There was some debate on whether to "continue in the SA" (Chris Jones and others) or "launch a new organisation" (Dave Church and others). To my mind the argument is academic.

We are not leaving the SA. The official structures of the SA are leaving us. If we continue SA work, we will have to break, to some degree, with the official SA structures, for example to stand candidates in June. If we, the SA minority, are launching a new organisation, by what quirk would we not want to claim the name of the SA for it?


Proposals made to the minority meeting and remitted for further discussion on 3 April

1. Support and encourage local Socialist Alliances to continue to meet, to be active, and to contest council elections.

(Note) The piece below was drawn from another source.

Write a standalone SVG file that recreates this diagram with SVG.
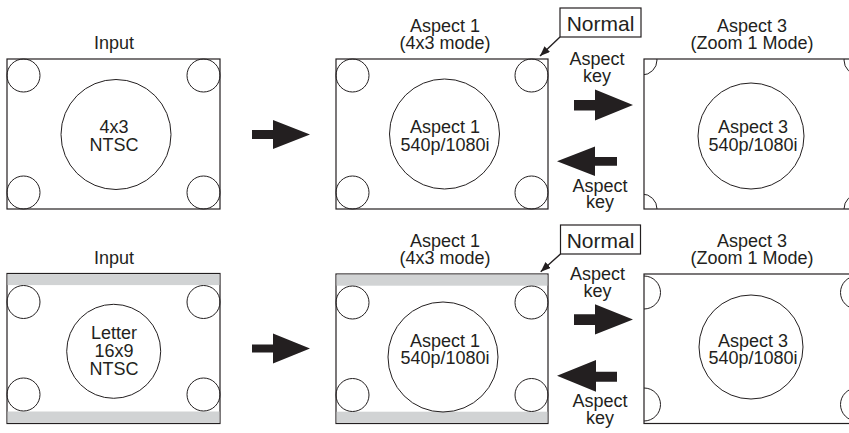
<svg xmlns="http://www.w3.org/2000/svg" width="849" height="433" viewBox="0 0 849 433">
<style>
  .frame { fill: #ffffff; stroke: #231f20; stroke-width: 1.2; }
  .c { fill: none; stroke: #231f20; stroke-width: 1; }
  .bar { fill: #d1d3d4; stroke: none; }
  .t { font-family: "Liberation Sans", Arial, sans-serif; font-size: 18px; fill: #231f20; text-anchor: middle; }
  .n { font-family: "Liberation Sans", Arial, sans-serif; font-size: 21px; fill: #231f20; text-anchor: middle; }
  .nbox { fill: #ffffff; stroke: #231f20; stroke-width: 1.2; }
  .blk { fill: #231f20; stroke: none; }
  .lead { stroke: #231f20; stroke-width: 1.4; fill: none; }
</style>
<defs>
  <marker id="ah" viewBox="0 0 10 8" refX="10" refY="4" markerWidth="10" markerHeight="8" markerUnits="userSpaceOnUse" orient="auto">
    <path d="M0,0 L10,4 L0,8 z" fill="#231f20"/>
  </marker>
  <clipPath id="clipA3top"><rect x="644" y="59" width="213" height="150"/></clipPath>
  <clipPath id="clipA3bot"><rect x="644" y="274" width="213" height="149.5"/></clipPath>
</defs>

<!-- Top row -->
<g id="input-top">
  <text class="t" x="114" y="49">Input</text>
  <rect class="frame" x="7" y="59" width="213" height="150"/>
  <circle class="c" cx="23.5" cy="75.5" r="16.5"/>
  <circle class="c" cx="203.5" cy="75.5" r="16.5"/>
  <circle class="c" cx="23.5" cy="192.5" r="16.5"/>
  <circle class="c" cx="203.5" cy="192.5" r="16.5"/>
  <circle class="c" cx="116" cy="134.5" r="55"/>
  <text class="t" x="114" y="133">4x3</text>
  <text class="t" x="114" y="151">NTSC</text>
</g>

<g id="aspect1-top">
  <text class="t" x="445" y="31.5">Aspect 1</text>
  <text class="t" x="445" y="48.5">(4x3 mode)</text>
  <rect class="frame" x="336" y="59" width="212" height="150"/>
  <circle class="c" cx="352.5" cy="75.5" r="16.5"/>
  <circle class="c" cx="531.5" cy="75.5" r="16.5"/>
  <circle class="c" cx="352.5" cy="192.5" r="16.5"/>
  <circle class="c" cx="531.5" cy="192.5" r="16.5"/>
  <circle class="c" cx="444.5" cy="134" r="55"/>
  <text class="t" x="445" y="133">Aspect 1</text>
  <text class="t" x="445" y="150.5">540p/1080i</text>
</g>

<g id="normal-top">
  <rect class="nbox" x="560" y="8" width="81" height="29"/>
  <text class="n" x="600.5" y="31">Normal</text>
</g>

<g id="aspectkey-top-fwd">
  <text class="t" x="597" y="65">Aspect</text>
  <text class="t" x="597" y="82">key</text>
</g>
<g id="aspectkey-top-back">
  <text class="t" x="600" y="191.5">Aspect</text>
  <text class="t" x="600" y="207.5">key</text>
</g>

<g id="aspect3-top">
  <text class="t" x="752" y="31.5">Aspect 3</text>
  <text class="t" x="752" y="48.5">(Zoom 1 Mode)</text>
  <rect class="frame" x="644" y="59" width="213" height="150"/>
  <g clip-path="url(#clipA3top)">
    <circle class="c" cx="642" cy="60" r="15"/>
    <circle class="c" cx="859" cy="60" r="15"/>
    <circle class="c" cx="642" cy="209" r="15"/>
    <circle class="c" cx="859" cy="209" r="15"/>
  </g>
  <circle class="c" cx="751" cy="136" r="53"/>
  <text class="t" x="753" y="133">Aspect 3</text>
  <text class="t" x="753" y="150.5">540p/1080i</text>
</g>

<!-- Bottom row -->
<g id="input-bottom">
  <text class="t" x="114" y="264">Input</text>
  <rect class="frame" x="7" y="273.5" width="213" height="150"/>
  <rect class="bar" x="7.6" y="274.1" width="211.8" height="11"/>
  <rect class="bar" x="7.6" y="411.5" width="211.8" height="11.4"/>
  <circle class="c" cx="23.5" cy="302" r="16.5"/>
  <circle class="c" cx="203.5" cy="302" r="16.5"/>
  <circle class="c" cx="23.5" cy="394.5" r="16.5"/>
  <circle class="c" cx="203.5" cy="394.5" r="16.5"/>
  <circle class="c" cx="113.7" cy="351.3" r="47"/>
  <text class="t" x="114" y="339">Letter</text>
  <text class="t" x="114" y="357">16x9</text>
  <text class="t" x="114" y="375">NTSC</text>
</g>

<g id="aspect1-bottom">
  <text class="t" x="445" y="246.5">Aspect 1</text>
  <text class="t" x="445" y="263.5">(4x3 mode)</text>
  <rect class="frame" x="336" y="274" width="212" height="149.5"/>
  <rect class="bar" x="336.6" y="274.6" width="210.8" height="11.1"/>
  <rect class="bar" x="336.6" y="411.7" width="210.8" height="11.2"/>
  <circle class="c" cx="352.5" cy="302.5" r="16.5"/>
  <circle class="c" cx="531.5" cy="302.5" r="16.5"/>
  <circle class="c" cx="352.5" cy="395" r="16.5"/>
  <circle class="c" cx="531.5" cy="395" r="16.5"/>
  <circle class="c" cx="443" cy="357" r="55"/>
  <text class="t" x="445" y="346.5">Aspect 1</text>
  <text class="t" x="445" y="364">540p/1080i</text>
</g>

<g id="normal-bottom">
  <rect class="nbox" x="560.5" y="225" width="80" height="29"/>
  <text class="n" x="600.5" y="247.5">Normal</text>
</g>

<g id="aspectkey-bottom-fwd">
  <text class="t" x="597.5" y="280">Aspect</text>
  <text class="t" x="597.5" y="297">key</text>
</g>
<g id="aspectkey-bottom-back">
  <text class="t" x="600" y="407">Aspect</text>
  <text class="t" x="600" y="424">key</text>
</g>

<g id="aspect3-bottom">
  <text class="t" x="752" y="246.5">Aspect 3</text>
  <text class="t" x="752" y="263.5">(Zoom 1 Mode)</text>
  <rect class="frame" x="644" y="274" width="213" height="149.5"/>
  <g clip-path="url(#clipA3bot)">
    <circle class="c" cx="644" cy="292.5" r="16.5"/>
    <circle class="c" cx="857" cy="292.5" r="16.5"/>
    <circle class="c" cx="644" cy="404.5" r="16.5"/>
    <circle class="c" cx="857" cy="404.5" r="16.5"/>
  </g>
  <circle class="c" cx="751" cy="347" r="52"/>
  <text class="t" x="753" y="346.5">Aspect 3</text>
  <text class="t" x="753" y="364.3">540p/1080i</text>
</g>

<!-- Connectors -->
<g id="connectors">
  <polygon class="blk" points="252,130 273,130 273,120 310,134.5 273,149 273,139 252,139"/>
  <polygon class="blk" points="574,100 595,100 595,89.5 633,105 595,120.5 595,110.5 574,110.5"/>
  <polygon class="blk" points="617,157 595,157 595,146.5 557,161.3 595,176 595,165.7 617,165.7"/>
  <line class="lead" x1="560" y1="37" x2="540" y2="56" marker-end="url(#ah)"/>

  <polygon class="blk" points="252,344.5 273,344.5 273,333.5 310,348.5 273,363.5 273,352.5 252,352.5"/>
  <polygon class="blk" points="574,314.3 595,314.3 595,304.3 633,319.5 595,334.5 595,325 574,325"/>
  <polygon class="blk" points="617,371.7 596,371.7 596,360 557,375.8 596,391.7 596,381.7 617,381.7"/>
  <line class="lead" x1="560.5" y1="254" x2="540.7" y2="271.7" marker-end="url(#ah)"/>
</g>
</svg>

2. Support and encourage local groups of SA activists who wish to continue to meet, to be active, and to contest council elections on the basis of the broad founding ideas of the SA, but are blocked by local majorities who wish to wind down the SA.

3. Facilitate the coordination of those active local groups through a federation of independent socialist alliances.

4. Work with that federation to promote:

  • A working-class presence in elections;
  • Non-electoral political campaigning on various issues, on a democratic, working-class, and socialist basis;
  • Cooperation with other socialist groups;
  • Involvement in the trade union movement and with the various initiatives now afoot for working-class political representation and towards a new workers' party.

5. Work towards a new democratic alliance of socialists.


Letter of resignation from SA Executive by Steve Godward and Martin Thomas

We have consistently opposed unprincipled coalitions of the Respect type, and argued for the Socialist Alliance to build on a working-class socialist basis.

The decisions of today's conference commit the Socialist Alliance national structure to a course which leaves no room for the politics we argue for. We are therefore resigning from the Executive. We will continue to work and argue for the rebuilding of the Socialist Alliance as rank and file members.